• **Objective**: Copy every line of the data exactly, leaving nothing out.

• **Data extract**:
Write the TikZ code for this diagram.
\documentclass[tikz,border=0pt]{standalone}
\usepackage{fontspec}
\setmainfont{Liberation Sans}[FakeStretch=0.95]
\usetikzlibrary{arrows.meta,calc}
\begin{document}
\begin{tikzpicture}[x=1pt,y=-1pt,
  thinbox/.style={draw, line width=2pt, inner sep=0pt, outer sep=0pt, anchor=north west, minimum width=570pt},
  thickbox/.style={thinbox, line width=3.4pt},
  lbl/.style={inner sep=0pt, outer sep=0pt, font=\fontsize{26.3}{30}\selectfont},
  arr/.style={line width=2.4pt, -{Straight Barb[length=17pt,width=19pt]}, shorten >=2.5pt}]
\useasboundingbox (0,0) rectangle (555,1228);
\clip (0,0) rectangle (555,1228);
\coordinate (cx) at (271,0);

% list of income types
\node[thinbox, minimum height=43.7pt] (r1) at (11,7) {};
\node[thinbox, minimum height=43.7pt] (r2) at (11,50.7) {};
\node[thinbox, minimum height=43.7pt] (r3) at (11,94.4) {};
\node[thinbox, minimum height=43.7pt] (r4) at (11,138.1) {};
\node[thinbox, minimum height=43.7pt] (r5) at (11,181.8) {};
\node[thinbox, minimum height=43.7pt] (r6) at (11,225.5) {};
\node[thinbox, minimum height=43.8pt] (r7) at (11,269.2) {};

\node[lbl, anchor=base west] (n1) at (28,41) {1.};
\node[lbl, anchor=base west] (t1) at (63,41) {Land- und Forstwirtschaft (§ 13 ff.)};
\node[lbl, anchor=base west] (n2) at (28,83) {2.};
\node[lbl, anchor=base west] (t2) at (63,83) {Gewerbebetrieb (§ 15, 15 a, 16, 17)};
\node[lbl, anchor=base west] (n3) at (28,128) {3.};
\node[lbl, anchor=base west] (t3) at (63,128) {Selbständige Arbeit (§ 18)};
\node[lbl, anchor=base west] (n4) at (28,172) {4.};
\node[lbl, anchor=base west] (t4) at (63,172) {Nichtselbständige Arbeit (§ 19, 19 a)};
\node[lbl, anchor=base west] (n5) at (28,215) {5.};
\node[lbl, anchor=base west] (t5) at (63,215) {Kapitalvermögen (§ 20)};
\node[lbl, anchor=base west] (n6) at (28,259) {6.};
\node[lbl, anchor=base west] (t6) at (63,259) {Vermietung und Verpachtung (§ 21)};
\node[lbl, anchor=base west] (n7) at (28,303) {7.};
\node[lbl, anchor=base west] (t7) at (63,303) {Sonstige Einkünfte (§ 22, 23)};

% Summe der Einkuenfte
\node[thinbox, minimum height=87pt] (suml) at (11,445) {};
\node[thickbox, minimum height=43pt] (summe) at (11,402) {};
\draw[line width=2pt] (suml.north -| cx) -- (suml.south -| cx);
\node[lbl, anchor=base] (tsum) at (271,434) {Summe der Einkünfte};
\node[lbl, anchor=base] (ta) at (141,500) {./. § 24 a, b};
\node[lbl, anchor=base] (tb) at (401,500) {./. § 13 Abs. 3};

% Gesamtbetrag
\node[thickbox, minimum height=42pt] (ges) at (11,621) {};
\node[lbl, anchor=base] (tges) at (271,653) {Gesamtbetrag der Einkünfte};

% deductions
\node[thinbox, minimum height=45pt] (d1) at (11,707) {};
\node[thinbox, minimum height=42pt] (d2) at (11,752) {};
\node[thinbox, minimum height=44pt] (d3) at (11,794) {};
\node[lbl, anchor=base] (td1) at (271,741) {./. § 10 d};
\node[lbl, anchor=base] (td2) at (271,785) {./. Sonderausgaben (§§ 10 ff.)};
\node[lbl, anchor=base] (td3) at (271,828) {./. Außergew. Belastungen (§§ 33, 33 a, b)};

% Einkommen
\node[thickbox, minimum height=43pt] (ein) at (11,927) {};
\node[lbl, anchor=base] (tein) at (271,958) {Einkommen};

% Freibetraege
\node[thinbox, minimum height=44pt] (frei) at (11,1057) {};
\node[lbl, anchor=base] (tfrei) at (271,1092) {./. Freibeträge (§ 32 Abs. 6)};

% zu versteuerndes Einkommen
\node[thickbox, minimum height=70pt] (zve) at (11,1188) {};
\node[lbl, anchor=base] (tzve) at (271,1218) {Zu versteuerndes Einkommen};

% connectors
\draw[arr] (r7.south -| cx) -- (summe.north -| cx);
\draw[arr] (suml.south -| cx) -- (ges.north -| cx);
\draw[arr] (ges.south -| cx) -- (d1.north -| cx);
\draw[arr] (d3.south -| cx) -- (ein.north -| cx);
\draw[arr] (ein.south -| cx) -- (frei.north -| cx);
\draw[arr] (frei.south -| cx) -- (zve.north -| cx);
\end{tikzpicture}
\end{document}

• **Full answer**:
Write the TikZ code for this diagram.
\documentclass[tikz,border=0pt]{standalone}
\usepackage{fontspec}
\setmainfont{Liberation Sans}[FakeStretch=0.95]
\usetikzlibrary{arrows.meta,calc}
\begin{document}
\begin{tikzpicture}[x=1pt,y=-1pt,
  thinbox/.style={draw, line width=2pt, inner sep=0pt, outer sep=0pt, anchor=north west, minimum width=570pt},
  thickbox/.style={thinbox, line width=3.4pt},
  lbl/.style={inner sep=0pt, outer sep=0pt, font=\fontsize{26.3}{30}\selectfont},
  arr/.style={line width=2.4pt, -{Straight Barb[length=17pt,width=19pt]}, shorten >=2.5pt}]
\useasboundingbox (0,0) rectangle (555,1228);
\clip (0,0) rectangle (555,1228);
\coordinate (cx) at (271,0);

% list of income types
\node[thinbox, minimum height=43.7pt] (r1) at (11,7) {};
\node[thinbox, minimum height=43.7pt] (r2) at (11,50.7) {};
\node[thinbox, minimum height=43.7pt] (r3) at (11,94.4) {};
\node[thinbox, minimum height=43.7pt] (r4) at (11,138.1) {};
\node[thinbox, minimum height=43.7pt] (r5) at (11,181.8) {};
\node[thinbox, minimum height=43.7pt] (r6) at (11,225.5) {};
\node[thinbox, minimum height=43.8pt] (r7) at (11,269.2) {};

\node[lbl, anchor=base west] (n1) at (28,41) {1.};
\node[lbl, anchor=base west] (t1) at (63,41) {Land- und Forstwirtschaft (§ 13 ff.)};
\node[lbl, anchor=base west] (n2) at (28,83) {2.};
\node[lbl, anchor=base west] (t2) at (63,83) {Gewerbebetrieb (§ 15, 15 a, 16, 17)};
\node[lbl, anchor=base west] (n3) at (28,128) {3.};
\node[lbl, anchor=base west] (t3) at (63,128) {Selbständige Arbeit (§ 18)};
\node[lbl, anchor=base west] (n4) at (28,172) {4.};
\node[lbl, anchor=base west] (t4) at (63,172) {Nichtselbständige Arbeit (§ 19, 19 a)};
\node[lbl, anchor=base west] (n5) at (28,215) {5.};
\node[lbl, anchor=base west] (t5) at (63,215) {Kapitalvermögen (§ 20)};
\node[lbl, anchor=base west] (n6) at (28,259) {6.};
\node[lbl, anchor=base west] (t6) at (63,259) {Vermietung und Verpachtung (§ 21)};
\node[lbl, anchor=base west] (n7) at (28,303) {7.};
\node[lbl, anchor=base west] (t7) at (63,303) {Sonstige Einkünfte (§ 22, 23)};

% Summe der Einkuenfte
\node[thinbox, minimum height=87pt] (suml) at (11,445) {};
\node[thickbox, minimum height=43pt] (summe) at (11,402) {};
\draw[line width=2pt] (suml.north -| cx) -- (suml.south -| cx);
\node[lbl, anchor=base] (tsum) at (271,434) {Summe der Einkünfte};
\node[lbl, anchor=base] (ta) at (141,500) {./. § 24 a, b};
\node[lbl, anchor=base] (tb) at (401,500) {./. § 13 Abs. 3};

% Gesamtbetrag
\node[thickbox, minimum height=42pt] (ges) at (11,621) {};
\node[lbl, anchor=base] (tges) at (271,653) {Gesamtbetrag der Einkünfte};

% deductions
\node[thinbox, minimum height=45pt] (d1) at (11,707) {};
\node[thinbox, minimum height=42pt] (d2) at (11,752) {};
\node[thinbox, minimum height=44pt] (d3) at (11,794) {};
\node[lbl, anchor=base] (td1) at (271,741) {./. § 10 d};
\node[lbl, anchor=base] (td2) at (271,785) {./. Sonderausgaben (§§ 10 ff.)};
\node[lbl, anchor=base] (td3) at (271,828) {./. Außergew. Belastungen (§§ 33, 33 a, b)};

% Einkommen
\node[thickbox, minimum height=43pt] (ein) at (11,927) {};
\node[lbl, anchor=base] (tein) at (271,958) {Einkommen};

% Freibetraege
\node[thinbox, minimum height=44pt] (frei) at (11,1057) {};
\node[lbl, anchor=base] (tfrei) at (271,1092) {./. Freibeträge (§ 32 Abs. 6)};

% zu versteuerndes Einkommen
\node[thickbox, minimum height=70pt] (zve) at (11,1188) {};
\node[lbl, anchor=base] (tzve) at (271,1218) {Zu versteuerndes Einkommen};

% connectors
\draw[arr] (r7.south -| cx) -- (summe.north -| cx);
\draw[arr] (suml.south -| cx) -- (ges.north -| cx);
\draw[arr] (ges.south -| cx) -- (d1.north -| cx);
\draw[arr] (d3.south -| cx) -- (ein.north -| cx);
\draw[arr] (ein.south -| cx) -- (frei.north -| cx);
\draw[arr] (frei.south -| cx) -- (zve.north -| cx);
\end{tikzpicture}
\end{document}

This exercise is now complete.